As the season slowly, yet inexorably draws near, I find myself looking forward to so many things. Endless roads leading to spots both favorite and unexplored, and the small towns that punctuate the countryside. Shouldering a gun and making an impossible shot - or not. And witnessing fine dog work and the incomparable feeling that I get when my focus and predatorial instinct become one with the animal locked on point at my feet.

But without hunting buddies, the experience just wouldn't be as fulfilling. Part of what has always drawn me to upland hunting is the social experience -- it's not a solitary sport, unlike most other outdoor pursuits that require stillness (not my forte) while freezing one's ass off (also not my forte). 

Whether it's the Patton-like strategy sessions before assaulting a field, or the debates over dog breeds or shotgun shell payloads, or the tendencies of the fairer sex, or the inside jokes, or the merciless teasing, or the slap-happy humor in a small-town bar or around a campfire -- they are are all a part of the experience for me.  I suspect most uplanders are drawn to the sport for similar reasons. 

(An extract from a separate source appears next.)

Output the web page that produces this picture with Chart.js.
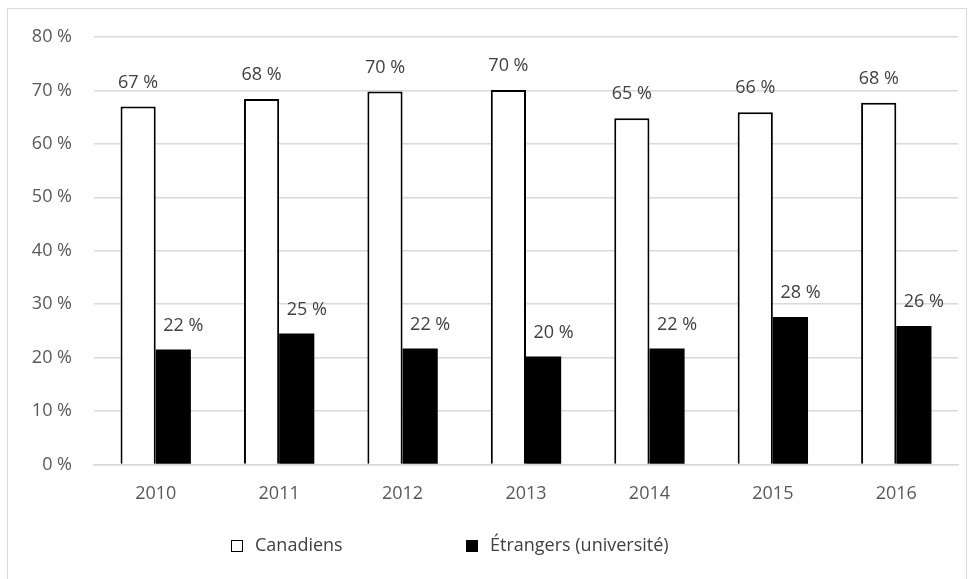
<!DOCTYPE html>
<html>
<head>
<meta charset="utf-8">
<script src="https://cdn.jsdelivr.net/npm/chart.js@4/dist/chart.umd.min.js"></script>
<style>
  html, body { margin: 0; padding: 0; background: #fff; }
  #wrap { position: relative; width: 975px; height: 579px; }
  #frame { position: absolute; left: 7px; top: 8px; width: 960px; height: 575px; border: 1px solid #d9d9d9; box-sizing: border-box; }
  canvas { position: absolute; left: 0; top: 0; }
</style>
</head>
<body>
<div id="wrap">
  <div id="frame"></div>
  <canvas id="chart" width="975" height="579"></canvas>
</div>
<script>
// ---- Data ----
const years      = ['2010', '2011', '2012', '2013', '2014', '2015', '2016']
const canadiens  = [67.0, 68.4, 69.8, 70.1, 64.8, 65.9, 67.7]
const etrangers  = [21.5, 24.5, 21.7, 20.2, 21.7, 27.6, 25.9]
const yTicks     = [0, 10, 20, 30, 40, 50, 60, 70, 80]

const FONT = '"Open Sans", sans-serif'
const FSIZE = 18

// ---- Value labels above bars ----
const valueLabels = {
  id: 'valueLabels',
  afterDatasetsDraw(chart) {
    const ctx = chart.ctx
    ctx.save()
    ctx.font = FSIZE + 'px ' + FONT
    ctx.fillStyle = '#404040'
    ctx.textAlign = 'center'
    ctx.textBaseline = 'middle'
    chart.data.datasets.forEach((ds, i) => {
      const meta = chart.getDatasetMeta(i)
      const dx = i === 0 ? 0 : 10
      meta.data.forEach((bar, j) => {
        ctx.fillText(Math.round(ds.data[j]) + ' %', bar.x + dx, bar.y - 24)
      })
    })
    ctx.restore()
  }
}

// ---- Legend (drawn by hand, wide spacing like the original) ----
const legendX = [231, 466]
const bottomLegend = {
  id: 'bottomLegend',
  afterDraw(chart) {
    const ctx = chart.ctx
    const y = 546, box = 12, gap = 12
    ctx.save()
    ctx.font = FSIZE + 'px ' + FONT
    ctx.textBaseline = 'middle'
    chart.data.datasets.forEach((ds, i) => {
      const x = legendX[i]
      ctx.fillStyle = ds.backgroundColor
      ctx.fillRect(x, y - box / 2, box, box)
      ctx.strokeStyle = '#000000'
      ctx.lineWidth = 1
      ctx.strokeRect(x + 0.5, y - box / 2 + 0.5, box - 1, box - 1)
      ctx.fillStyle = '#404040'
      ctx.fillText(ds.label, x + box + gap, y)
    })
    ctx.restore()
  }
}

new Chart(document.getElementById('chart'), {
  type: 'bar',
  data: {
    labels: years,
    datasets: [
      { label: 'Canadiens', data: canadiens, backgroundColor: '#ffffff', borderColor: '#000000', borderWidth: 2, borderSkipped: 'bottom' },
      { label: 'Étrangers (université)', data: etrangers, backgroundColor: '#000000', borderColor: '#000000', borderWidth: 0 }
    ]
  },
  options: {
    responsive: false,
    animation: false,
    devicePixelRatio: 1,
    categoryPercentage: 0.57,
    barPercentage: 1,
    layout: { padding: { left: 20, right: 17, top: 37, bottom: 63 } },
    plugins: {
      tooltip: { enabled: false },
      legend: { display: false }
    },
    scales: {
      x: {
        grid: { display: false },
        border: { color: '#d9d9d9', width: 1.5 },
        ticks: { color: '#595959', font: { family: FONT, size: FSIZE }, padding: 11 }
      },
      y: {
        min: 0,
        max: 80,
        afterBuildTicks: s => { s.ticks = yTicks.map(v => ({ value: v })) },
        afterFit: s => { s.width = 74 },
        grid: { color: '#d9d9d9', lineWidth: 1.5, drawTicks: false },
        border: { display: false },
        ticks: {
          color: '#595959',
          font: { family: FONT, size: FSIZE },
          padding: 22,
          callback: v => v + ' %'
        }
      }
    }
  },
  plugins: [valueLabels, bottomLegend]
})
</script>
</body>
</html>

There's a strange dynamic at play, too -- almost socialistic -- among upland hunting companions. Dogs, trucks, guns, ammo, trailers, training, food, whiskey -- even fleabag motel rooms are shared for the common good. And unlike the current experiment that's taking place in Washington, this model of "shared sacrifice" seems to work pretty well in the fields and forests. I guess that's probably because you and you alone can choose your hunting buddies.

These fraternal bonds are borne of shared passion, hard work, and a common experience. And given time, the friendships go far beyond the field. The photo of Jon and Wes posing proudly behind a limit of roosters was one of the first times we had hunted together, five years ago. Since then, I've stood with Jon at his wedding and Wes has literally given me the shirt off his back when I split my chin open (long story).

Dan and Terry were with me the day I had to put down my first-ever pointer, and they helped me through it like no one else ever could. Through open-heart surgeries, job changes, and only God knows what else, we've been there for one another.

I've been blessed with a great group of friends I've met in countless ways, but none are as close as the ones that I call my hunting buddies.

And when all is said and done, that's why I cannot wait for September to get here.


  1. Great post. I have spent many Sunday mornings in a duck/goose blind wit hunting buddies, and feltm closer to God than in a church pew!